Background Knowledge#

Buzzer#

  • Buzzer is a sound component that consists of a vibrator and a resonantor. According to the control method, the buzzer can be further divided into active type and passive type.

  • Working Principle of Active Buzzer: Inside the buzzer, it has integrated an oscillating system and amplified sampling circuit. When DC current pass through the buzzer, the resonantor will generate an acoustic signal.

  • Here’s the flow chart of active buzzer working principle:

../_images/sRjxQfi.jpg

  • Working Principle of Passive Buzzer: Convert the square wave input into sound signal output via the resonantor.

  • Here’s the flow chart of passive buzzer working principle:

../_images/Fd2YwUH.jpg

Note: In this experiment, what we have used is passive buzzer.

Introduction#

  • In the chapter of Ultrasonic Obstacle Avoidance, we have realized to detecting abstocles with ultrasonic module. In this chapter, we are going to use ultrasonic module and buzzer to make mBot car realize reversing alarm function.

Assembly#

Connect the left motor to M1 and the right motor to M2.

../_images/foGr3ds.png

Plug in ultrasonic module to J1. In this project, our goal is to realize reversing alarm function. Therefore, the ultrasonic module needs to be installed at the tail of the mBot car.

../_images/aAEIPxi.jpg

The buzzer is marked in the picture below. It is connected to P0 port on micro:bit.

../_images/nYUOS8t.png

Software#

Microsoft Makecode

Programming#

Step 1#

Click Advanced in the code drawer of Makecode to see more options.

../_images/LjMR5IU.png

To program for the ultrasonic module, we have to add a package. Find Add Package in the bottom of code drawer and click it. This will pop up a dialogue box. Search “Robit” in the box and click on it to download this package.

../_images/ISZ6w26.png

Note: If you get a hint that some packages will be deleted due to the problem of incompatibility, you can either follow the prompts, or create a new project in the project menue.

Step 2#

At the beginning of our program, we set the frequency of buzzer to be 400Hz and the motor speed to be -30.

../_images/5LdCdUM.png

Step 3#

Create a forever loop and store the returned data of the ultrasonic module into variable away.
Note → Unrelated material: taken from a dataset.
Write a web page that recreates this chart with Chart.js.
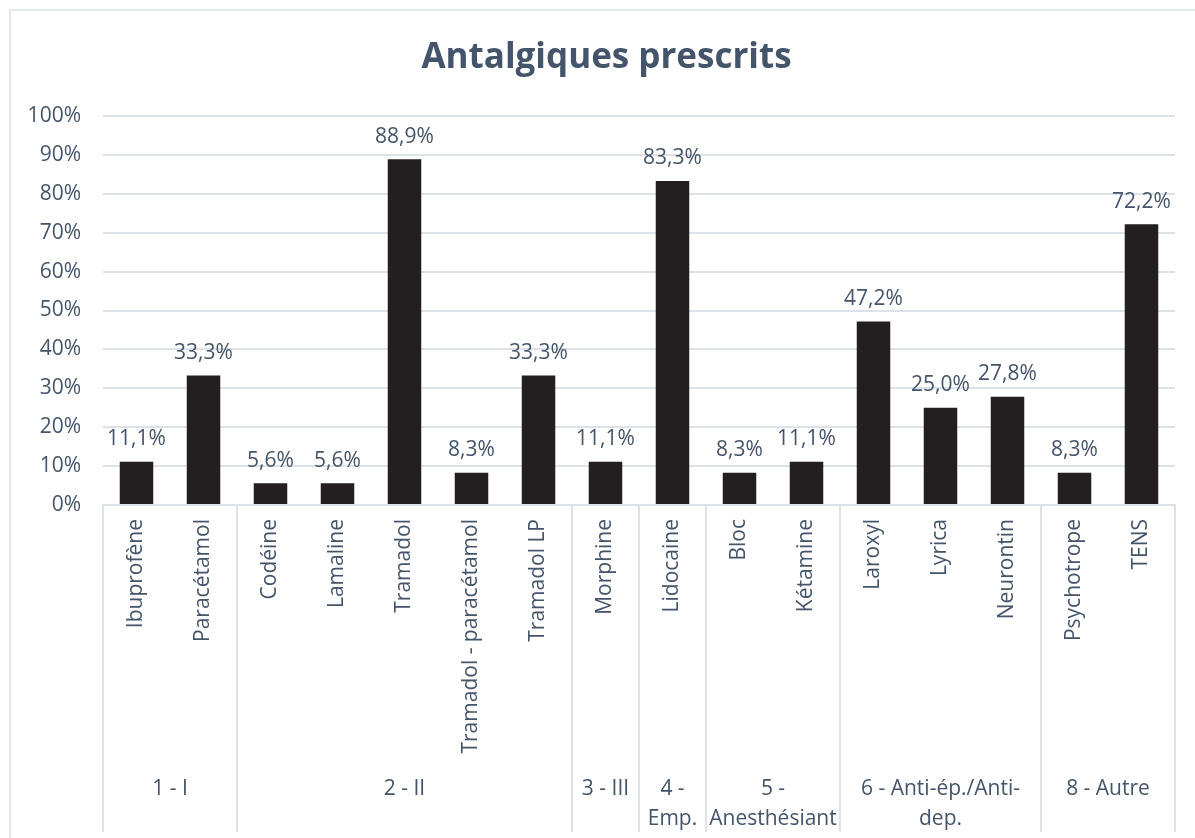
<!DOCTYPE html>
<html>
<head>
<meta charset="utf-8">
<script src="https://cdn.jsdelivr.net/npm/chart.js@4/dist/chart.umd.min.js"></script>
<style>
  html, body { margin: 0; padding: 0; background: #fff; overflow: hidden; }
  #wrap { position: relative; width: 1195px; height: 838px; }
  #frame { position: absolute; left: 9px; top: 9px; width: 1200px; height: 840px; border: 2px solid #E4E8EF; box-sizing: border-box; }
  canvas { position: absolute; left: 0; top: 0; }
</style>
</head>
<body>
<div id="wrap">
  <div id="frame"></div>
  <canvas id="c" width="1195" height="838"></canvas>
</div>
<script>
const categories = ['Ibuprofène','Paracétamol','Codéine','Lamaline','Tramadol','Tramadol - paracétamol','Tramadol LP','Morphine','Lidocaine','Bloc','Kétamine','Laroxyl','Lyrica','Neurontin','Psychotrope','TENS'];
const values = [11.1, 33.3, 5.6, 5.6, 88.9, 8.3, 33.3, 11.1, 83.3, 8.3, 11.1, 47.2, 25.0, 27.8, 8.3, 72.2];
const groupNames = [['1 - I'], ['2 - II'], ['3 - III'], ['4 -', 'Emp.'], ['5 -', 'Anesthésiant'], ['6 - Anti-ép./Anti-', 'dep.'], ['8 - Autre']];
const groupSizes = [2, 5, 1, 1, 2, 3, 2];
const yTicks = [0, 10, 20, 30, 40, 50, 60, 70, 80, 90, 100];

const FONT = "'Open Sans', sans-serif";
const TXT = '#44546A';
const GRID = '#DDE2E9';
const FS = 21;

const fmt = v => v.toFixed(1).replace('.', ',') + '%';

const unclipY = {
  id: 'unclipY',
  afterLayout(chart) { chart.scales.y.left = 0; }
};

const dataLabels = {
  id: 'dataLabels',
  afterDatasetsDraw(chart) {
    const ctx = chart.ctx;
    const meta = chart.getDatasetMeta(0);
    ctx.save();
    ctx.font = FS + 'px ' + FONT;
    ctx.fillStyle = TXT;
    ctx.textAlign = 'center';
    ctx.textBaseline = 'bottom';
    meta.data.forEach((bar, i) => {
      ctx.fillText(fmt(values[i]), bar.x, bar.y - 12);
    });
    ctx.restore();
  }
};

const groups = {
  id: 'groups',
  afterDraw(chart) {
    const ctx = chart.ctx;
    const xs = chart.scales.x;
    const area = chart.chartArea;
    const bottom = 832;
    ctx.save();
    ctx.strokeStyle = GRID;
    ctx.lineWidth = 2;
    let idx = 0;
    const bounds = [area.left];
    groupSizes.forEach(n => {
      idx += n;
      if (idx >= categories.length) bounds.push(area.right);
      else bounds.push((xs.getPixelForValue(idx - 1) + xs.getPixelForValue(idx)) / 2);
    });
    bounds.forEach(b => {
      ctx.beginPath();
      ctx.moveTo(Math.round(b), area.bottom);
      ctx.lineTo(Math.round(b), bottom);
      ctx.stroke();
    });
    ctx.font = FS + 'px ' + FONT;
    ctx.fillStyle = TXT;
    ctx.textAlign = 'center';
    ctx.textBaseline = 'middle';
    groupNames.forEach((lines, g) => {
      const cx = (bounds[g] + bounds[g + 1]) / 2;
      lines.forEach((t, k) => ctx.fillText(t, cx, 789 + k * 30));
    });
    ctx.restore();
  }
};

new Chart(document.getElementById('c'), {
  type: 'bar',
  data: {
    labels: categories,
    datasets: [{
      data: values,
      backgroundColor: '#231F20',
      barPercentage: 0.5,
      categoryPercentage: 1.0
    }]
  },
  options: {
    responsive: false,
    animation: false,
    events: [],
    layout: { padding: { left: 38, right: 20, top: 0, bottom: 0 } },
    plugins: {
      legend: { display: false },
      tooltip: { enabled: false },
      title: {
        display: true,
        text: 'Antalgiques prescrits',
        color: TXT,
        font: { family: FONT, size: 35, weight: 'bold' },
        padding: { top: 37, bottom: 37 }
      }
    },
    scales: {
      x: {
        grid: { display: false, drawTicks: false },
        border: { display: true, color: GRID, width: 2 },
        ticks: {
          color: TXT,
          font: { family: FONT, size: FS },
          minRotation: 90,
          maxRotation: 90,
          autoSkip: false,
          padding: 14
        },
        afterFit(s) { s.height = 838 - 505; }
      },
      y: {
        min: 0,
        max: 100,
        afterBuildTicks(s) { s.ticks = yTicks.map(v => ({ value: v })); },
        grid: { color: GRID, lineWidth: 2, drawTicks: false },
        border: { display: false },
        ticks: {
          color: TXT,
          font: { family: FONT, size: FS },
          padding: 22,
          callback: v => v + '%'
        },
        afterFit(s) { s.width = 65; }
      }
    }
  },
  plugins: [unclipY, dataLabels, groups]
});
</script>
</body>
</html>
If the distance between the car and the wall is 10cm or less, the buzzer alarms and the motors stop at the same time.

../_images/HfwwKSH.png

If the distance is less than 50cm but beyond 10cm, the buzzer alarms in 1/2 beat and set the motor speed to be -15.

../_images/TaSRDb9.png

If the distance is beyond 50cm, the buzzer alarm in 4 beats and set the motor speed to be -30.

../_images/ASwsTIA.png

Program#

You can see the whole program from the link here: https://makecode.microbit.org/_gFiciE4PLF37

Or you can download it from the page below:

Note: Setting the motor speed too low will cause the motor to operate abnormally.

Result#

When the distance between mBot car and the wall is beyond 50cm, the buzzer will alarm in 4 beats and the motors will run in full speed.
When the distance is less than 50cm but beyond 10cm, the buzzer will alarm in 1/2 beat and the motors will run in half speed.
When the distance is less than 10cm, the buzzer will keep alarming and the motor will stop running.

8.13. Think#


Why we have to judge if the distance is 0 during parking?

8.14. FAQ#


Q: Why it can’t avoid obstacles after turning on micro:bit 5x5 dot screen?
A: The LED dot matrix display will seriously slow down the running speed of the program, causing the car to detect obstacles more slowly. To make the program run smoothly, it is recommended to disable the 5x5 display.